Ethanol groups sue Trump admin over refinery waivers
Source: Marc Heller, E&E News reporter • Posted: Tuesday, September 4, 2018
Growth Energy and the Renewable Fuels Association filed a complaint in U.S. District Court for the District of Columbia, saying EPA and DOE failed to comply with requests under the Freedom of Information Act to reveal the owners of the refineries and other information.
“EPA should come clean and provide the public with what it deserves — a full accounting of the stark increase in the number of small refinery exemptions it has granted in recent years,” said Growth Energy CEO Emily Skor in a news release.
“We deserve to know why EPA has supercharged its approvals of these exemptions without reallocating lost gallons and making sure that RFS volumes are met each year,” Skor said, referring to the federal renewable fuel standard.

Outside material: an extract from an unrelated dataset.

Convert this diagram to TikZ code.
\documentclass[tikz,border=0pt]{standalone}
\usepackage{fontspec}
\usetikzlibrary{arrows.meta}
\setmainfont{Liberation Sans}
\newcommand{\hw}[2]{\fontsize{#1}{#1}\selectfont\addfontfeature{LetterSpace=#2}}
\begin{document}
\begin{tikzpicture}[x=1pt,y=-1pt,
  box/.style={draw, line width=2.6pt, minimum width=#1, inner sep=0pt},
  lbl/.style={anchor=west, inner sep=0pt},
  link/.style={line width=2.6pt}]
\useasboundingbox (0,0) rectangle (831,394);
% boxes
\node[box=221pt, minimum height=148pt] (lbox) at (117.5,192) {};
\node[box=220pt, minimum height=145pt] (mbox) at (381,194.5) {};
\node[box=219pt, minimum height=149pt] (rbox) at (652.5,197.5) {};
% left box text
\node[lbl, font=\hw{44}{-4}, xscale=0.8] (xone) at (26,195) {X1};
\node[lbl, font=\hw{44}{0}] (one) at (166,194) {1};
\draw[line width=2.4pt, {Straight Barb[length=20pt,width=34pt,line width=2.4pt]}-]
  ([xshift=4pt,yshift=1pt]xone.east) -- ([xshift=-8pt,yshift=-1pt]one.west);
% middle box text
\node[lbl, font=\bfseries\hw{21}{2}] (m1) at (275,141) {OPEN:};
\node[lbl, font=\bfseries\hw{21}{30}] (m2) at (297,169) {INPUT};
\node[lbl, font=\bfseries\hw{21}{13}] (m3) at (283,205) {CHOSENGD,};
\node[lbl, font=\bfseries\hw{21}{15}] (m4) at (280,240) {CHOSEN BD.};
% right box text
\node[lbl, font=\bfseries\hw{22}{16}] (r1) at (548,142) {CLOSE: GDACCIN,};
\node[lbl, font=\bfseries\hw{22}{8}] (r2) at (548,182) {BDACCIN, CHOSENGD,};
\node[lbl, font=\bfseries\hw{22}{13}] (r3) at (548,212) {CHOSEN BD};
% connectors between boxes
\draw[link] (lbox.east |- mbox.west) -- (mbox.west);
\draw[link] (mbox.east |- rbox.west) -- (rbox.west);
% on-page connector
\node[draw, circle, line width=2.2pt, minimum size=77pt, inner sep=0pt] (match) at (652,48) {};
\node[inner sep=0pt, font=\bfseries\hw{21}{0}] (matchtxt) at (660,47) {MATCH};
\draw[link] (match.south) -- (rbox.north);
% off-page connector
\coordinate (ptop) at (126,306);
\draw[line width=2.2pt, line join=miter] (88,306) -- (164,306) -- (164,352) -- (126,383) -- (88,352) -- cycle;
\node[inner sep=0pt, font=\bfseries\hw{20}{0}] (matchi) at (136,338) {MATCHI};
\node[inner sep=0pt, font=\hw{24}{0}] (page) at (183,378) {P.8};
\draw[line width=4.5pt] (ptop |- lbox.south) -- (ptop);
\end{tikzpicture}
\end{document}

In their complaint, the groups cited the sharp increase in the number of waivers EPA granted in the past year, which the agency considers in consultation with DOE.

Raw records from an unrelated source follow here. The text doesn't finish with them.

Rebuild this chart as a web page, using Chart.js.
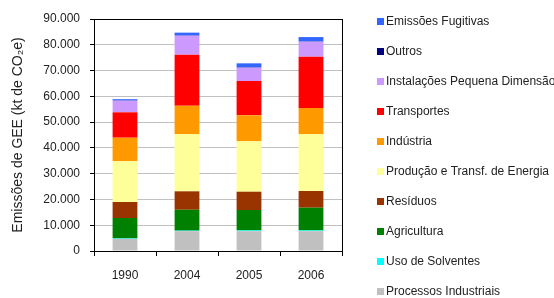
<!DOCTYPE html>
<html>
<head>
<meta charset="utf-8">
<script src="https://cdn.jsdelivr.net/npm/chart.js@4/dist/chart.umd.min.js"></script>
<style>
  html, body { margin: 0; padding: 0; background: #fff; }
  #wrap { width: 554px; height: 298px; }
</style>
</head>
<body>
<div id="wrap"><canvas id="gee"></canvas></div>
<script>
const years = ["1990", "2004", "2005", "2006"];

const processos = [4700, 7700, 7700, 7700];
const solventes = [200, 200, 300, 300];
const agricultura = [7900, 8100, 7900, 8800];
const residuos = [6200, 7150, 7100, 6470];
const energia = [15800, 22230, 19550, 22110];
const industria = [9150, 10980, 10090, 10090];
const transportes = [9850, 19800, 13300, 19900];
const instalacoes = [4500, 7350, 5160, 5820];
const outros = [100, 100, 100, 100];
const fugitivas = [500, 1100, 1600, 1700];

const yTicks = [0, 10000, 20000, 30000, 40000, 50000, 60000, 70000, 80000, 90000];

const fmt = (v) => String(v).replace(/\B(?=(\d{3})+(?!\d))/g, ".");

Chart.defaults.font.family = "'Liberation Sans', Arial, sans-serif";
Chart.defaults.font.size = 12;
Chart.defaults.color = "#222";

// legend drawn on the right, top item first (reverse stack order)
const sideLegend = {
  id: "sideLegend",
  afterDraw(chart) {
    const ctx = chart.ctx;
    const sets = chart.data.datasets.slice().reverse();
    ctx.save();
    ctx.font = "12px 'Liberation Sans', Arial, sans-serif";
    ctx.textBaseline = "middle";
    sets.forEach((ds, i) => {
      const y = 22 + i * 30;
      ctx.fillStyle = ds.backgroundColor;
      ctx.fillRect(377, y - 4, 7, 7);
      ctx.fillStyle = "#222";
      ctx.fillText(ds.label, 386, y);
    });
    ctx.restore();
  },
};

// black frame round the plot area
const frame = {
  id: "frame",
  afterDatasetsDraw(chart) {
    const a = chart.chartArea;
    const ctx = chart.ctx;
    ctx.save();
    ctx.strokeStyle = "#000";
    ctx.lineWidth = 1;
    ctx.strokeRect(Math.round(a.left) + 0.5, Math.round(a.top) + 0.5,
      Math.round(a.right - a.left), Math.round(a.bottom - a.top));
    ctx.restore();
  },
};

const ds = (label, data, color) => ({
  label: label,
  data: data,
  backgroundColor: color,
  borderWidth: 0,
  categoryPercentage: 1,
  barPercentage: 0.4,
});

new Chart(document.querySelector("#gee").getContext("2d"), {
  type: "bar",
  data: {
    labels: years,
    datasets: [
      ds("Processos Industriais", processos, "#c0c0c0"),
      ds("Uso de Solventes", solventes, "#00ffff"),
      ds("Agricultura", agricultura, "#008000"),
      ds("Resíduos", residuos, "#993300"),
      ds("Produção e Transf. de Energia", energia, "#ffff99"),
      ds("Indústria", industria, "#ff9900"),
      ds("Transportes", transportes, "#ff0000"),
      ds("Instalações Pequena Dimensão", instalacoes, "#cc99ff"),
      ds("Outros", outros, "#000080"),
      ds("Emissões Fugitivas", fugitivas, "#3366ff"),
    ],
  },
  options: {
    responsive: true,
    maintainAspectRatio: false,
    animation: false,
    layout: {
      padding: { top: 19, right: 212, bottom: 0, left: 0 },
    },
    plugins: {
      legend: { display: false },
      tooltip: { enabled: false },
    },
    scales: {
      x: {
        stacked: true,
        grid: {
          display: true,
          drawOnChartArea: false,
          tickLength: 5,
          tickColor: "#000",
        },
        border: { color: "#000" },
        ticks: { padding: 12 },
        afterFit(scale) { scale.height = 47; },
      },
      y: {
        stacked: true,
        min: 0,
        max: 90000,
        afterBuildTicks(scale) {
          scale.ticks = yTicks.map((v) => ({ value: v }));
        },
        grid: {
          color: "#c0c0c0",
          tickLength: 4,
          tickColor: "#000",
        },
        border: { color: "#000" },
        ticks: {
          padding: 10,
          callback: (v) => fmt(v),
        },
        title: {
          display: true,
          text: "Emissões de GEE (kt de CO₂e)",
          font: { size: 14 },
          padding: { top: 10, bottom: 0 },
        },
        afterFit(scale) { scale.width = 94; },
      },
    },
  },
  plugins: [frame, sideLegend],
});
</script>
</body>
</html>
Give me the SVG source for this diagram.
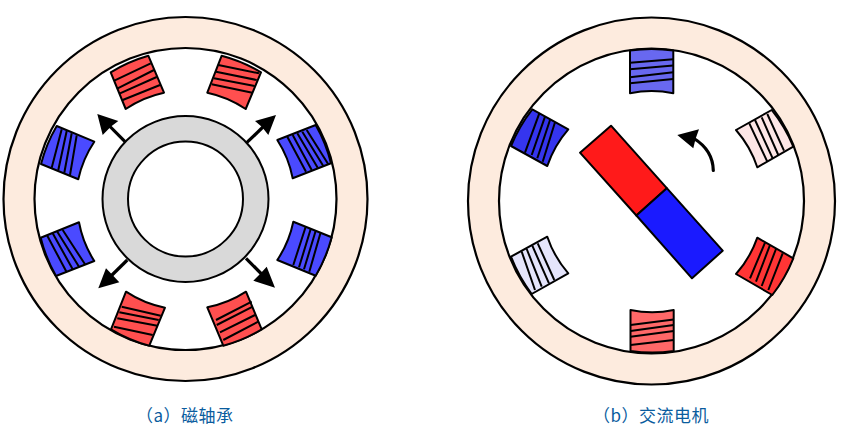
<svg xmlns="http://www.w3.org/2000/svg" width="844" height="432" viewBox="0 0 844 432">
<style>
.stator{fill:#fdebde;stroke:#000;stroke-width:2.2}
.bore{fill:#fff;stroke:#000;stroke-width:2.2}
.coil{stroke:#000;stroke-width:2;stroke-linejoin:round}
.w{fill:none;stroke:#000;stroke-width:2}
.mag{stroke:#000;stroke-width:2;stroke-linejoin:round}
.sh{fill:none;stroke:#000;stroke-width:3.2}
.hd{fill:#000;stroke:none}
.cap{font-family:"Noto Sans CJK SC","Noto Sans",sans-serif;font-size:17px;letter-spacing:.5px;fill:#0a5c9e}
.r1{fill:#ff4f4f}.b1{fill:#4a4aff}
</style>
<g id="motor-a">
<circle class="stator" cx="185.5" cy="199" r="182"/>
<circle class="bore" cx="185.5" cy="199" r="151"/>
</g>
<g id="rotor-a">
<circle cx="185.5" cy="199" r="83" fill="#d9d9d9" stroke="#000" stroke-width="2"/>
<circle cx="185.5" cy="199" r="57.5" fill="#fff" stroke="#000" stroke-width="2"/>
</g>
<g id="coil-a1"><path class="coil r1" d="M110.7 72.3A151 151 0 0 1 148.3 55.7L164 92.7A108 108 0 0 0 125.7 109Z"/><path class="w" d="M114.3 80.7L150.7 63.3M117.7 88.3L154 70M120 93.3L156.7 77M122.7 100L160 85"/></g>
<g id="coil-a2"><path class="coil r1" d="M221.7 55.7A151 151 0 0 1 261 72.3L245.7 109A108 108 0 0 0 207.3 92.7Z"/><path class="w" d="M218.3 65L259 73.3M216 71.7L256.7 80M214 78.3L254.7 86M211.7 84.3L252.3 92.7"/></g>
<g id="coil-a3"><path class="coil b1" d="M277.3 140L315.7 125A151 151 0 0 1 331 163.3L292.7 178.3A108 108 0 0 0 277.3 140Z"/><path class="w" d="M287.3 136.7L306 171.7M292.7 135L311.7 170M297.3 133.3L317.7 167.7M302.3 131.7L323.3 166M306.7 130L328.3 164.3"/></g>
<g id="coil-a4"><path class="coil b1" d="M56.7 126L94.3 141.7A108 108 0 0 0 78.3 179.3L41 164A151 151 0 0 1 56.7 126Z"/><path class="w" d="M61.7 129.3L51.7 167.7M66.7 131L58.3 170M71.7 133.3L64.3 172.7M76.7 135.3L70 175"/></g>
<g id="coil-a5"><path class="coil b1" d="M40.7 237.7L79 222.3A108 108 0 0 0 94.3 261L56 276A151 151 0 0 1 40.7 237.7Z"/><path class="w" d="M47.3 235.7L66.7 272.3M52.7 233.3L72.7 269.3M57.3 231.7L79 266.7M62.7 230L85 264.3"/></g>
<g id="coil-a6"><path class="coil r1" d="M126 291.7A108 108 0 0 0 165 307.7L149.3 345.7A151 151 0 0 1 111 329.3Z"/><path class="w" d="M121.7 306.7L160.7 315.7M119.3 312.3L158.7 320M117.3 318.3L157.3 325.7M114 326.7L152.7 335"/></g>
<g id="coil-a7"><path class="coil b1" d="M293.3 221.7L331.7 237.3A151 151 0 0 1 315.7 275.7L277.3 260A108 108 0 0 0 293.3 221.7Z"/><path class="w" d="M305.7 226.7L293.3 265M310.7 229L299 267.3M315.7 230.7L304 269.3M320.7 232.3L309.3 271.7"/></g>
<g id="coil-a8"><path class="coil r1" d="M246 291.7L261.7 329.3A151 151 0 0 1 223.3 345.7L207.3 307.3A108 108 0 0 0 246 291.7Z"/><path class="w" d="M251.7 301.7L216 320M252.7 306.7L216.7 325M255 315L220 332.3M258.3 321.7L223.3 340"/></g>
<g id="motor-b">
<circle class="stator" cx="651.5" cy="201" r="183.5"/>
<circle class="bore" cx="651.5" cy="201" r="152.5"/>
</g>
<g id="coil-b1"><path class="coil" fill="#6868f0" d="M630 50.5A152 152 0 0 1 673.3 50.5V93.3A108 108 0 0 0 630 93.3Z"/><path class="w" d="M630 62.7L673.3 59.3M630 69.3L673.3 65.5M630 77.3L673.3 72.3M630 83.3L673.3 79"/></g>
<g id="coil-b2"><path class="coil" fill="#3535ee" d="M532.3 109.3L568.3 129.3A108 108 0 0 0 547.3 166L511 146A152 152 0 0 1 532.3 109.3Z"/><path class="w" d="M539.3 113.3L525 152.7M545 116.7L531.7 155M550 120L537.3 158.3M555 122.3L542.7 161.7"/></g>
<g id="coil-b3"><path class="coil" fill="#fde6e6" d="M736 130L771.7 110A152 152 0 0 1 793.3 146.7L757.3 167.3A108 108 0 0 0 736 130Z"/><path class="w" d="M749.3 123.3L767.3 161.7M755 120L772.7 158.3M761.7 117.3L778.3 155M767.3 114L784 150.7"/></g>
<g id="coil-b4"><path class="coil" fill="#e4e4fb" d="M511 256.7L547.3 236.7A108 108 0 0 0 568.3 273.3L531.7 294A152 152 0 0 1 511 256.7Z"/><path class="w" d="M521.7 251.7L535 290M526.7 249L541.7 286.7M532.3 245.7L549 283.3M537.7 243.3L554.3 280"/></g>
<g id="coil-b5"><path class="coil" fill="#ff3535" d="M757.3 237.7L793.3 258.3A152 152 0 0 1 772.3 295L736 274A108 108 0 0 0 757.3 237.7Z"/><path class="w" d="M765 242.7L750 278.3M770 245L756 281.7M776 249L761.7 286M782.7 253.3L768.3 290"/></g>
<g id="coil-b6"><path class="coil" fill="#ff6868" d="M630.5 310A108 108 0 0 0 673.7 310V351A152 152 0 0 1 630.5 351Z"/><path class="w" d="M630.5 325L673.7 319.5M630.5 331L673.7 325M630.5 336.7L673.7 331M630.5 345L673.7 340"/></g>
<g id="magnet">
<path class="mag" fill="#ff1a1a" d="M611 125.7L580 152.7L636.4 215.5L666.8 188.2Z"/>
<path class="mag" fill="#1a1aff" d="M666.8 188.2L636.4 215.5L692 278.3L722.7 250.7Z"/>
</g>
<g id="connectors">
<path class="sh" d="M125 141.7L108 124.5"/><path class="hd" d="M97.3 114L118.3 121L111 126.5L102.7 135Z"/>
<path class="sh" d="M246.7 142.7L264 126"/><path class="hd" d="M276 115L255 121L262 127L268.3 135Z"/>
<path class="sh" d="M127.3 260L110 277"/><path class="hd" d="M98.3 288.3L106 268.3L112.5 275L119.3 282.3Z"/>
<path class="sh" d="M246 258.3L264 276.5"/><path class="hd" d="M275 287.7L266.7 266.7L260 274L253.3 280.7Z"/>
<path class="sh" stroke-linecap="round" d="M713.3 170.5C713 156 706 146 694 138.5"/><path class="hd" d="M677.3 135L699 129.3L695.5 139L693.3 148.3Z"/>
</g>
<g id="caption-a"><text class="cap" x="136" y="422">（a）磁轴承</text></g>
<g id="caption-b"><text class="cap" x="593" y="422">（b）交流电机</text></g>
</svg>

“Without any information from EPA and DOE, Plaintiffs have struggled to understand the basis for the sudden increase in the number of such small refinery extensions granted by the Agency,” they said. “This issue is critical to Plaintiffs because, by reducing the amount of renewable fuel that the exempt refineries have to blend into gasoline and diesel fuel, EPA’s small refinery extensions have slashed the demand for the renewable fuel that Plaintiffs’ member companies produce.”
At issue are waivers given to small refineries that claim economic hardship if they had to comply with the biofuel requirement. In some cases, refineries that have been identified are owned by large, profitable companies such as Andeavor.
The refining industry has cited the high cost of renewable fuel credits they buy to comply with the RFS, if they don’t blend ethanol into gasoline.
Frank Maisano, a principal at Bracewell LLP, which represents petroleum companies, called the lawsuit a gimmick to distract from federal court rulings that have favored small refiners on RFS issues, including the granting of hardship waivers.
“They want confidential business information, deliberative materials or both, and then wonder why the government doesn’t provide it,” Maisano said.
EPA has declined to identify refineries or say how much biofuel might have been displaced as a result of the decision, calling that confidential to the businesses. Some publicly traded companies have revealed the waivers in government filings, however, and some have been identified in news reports.
The groups asked the court to order the records immediately released and for them to be awarded reasonable attorneys’ fees.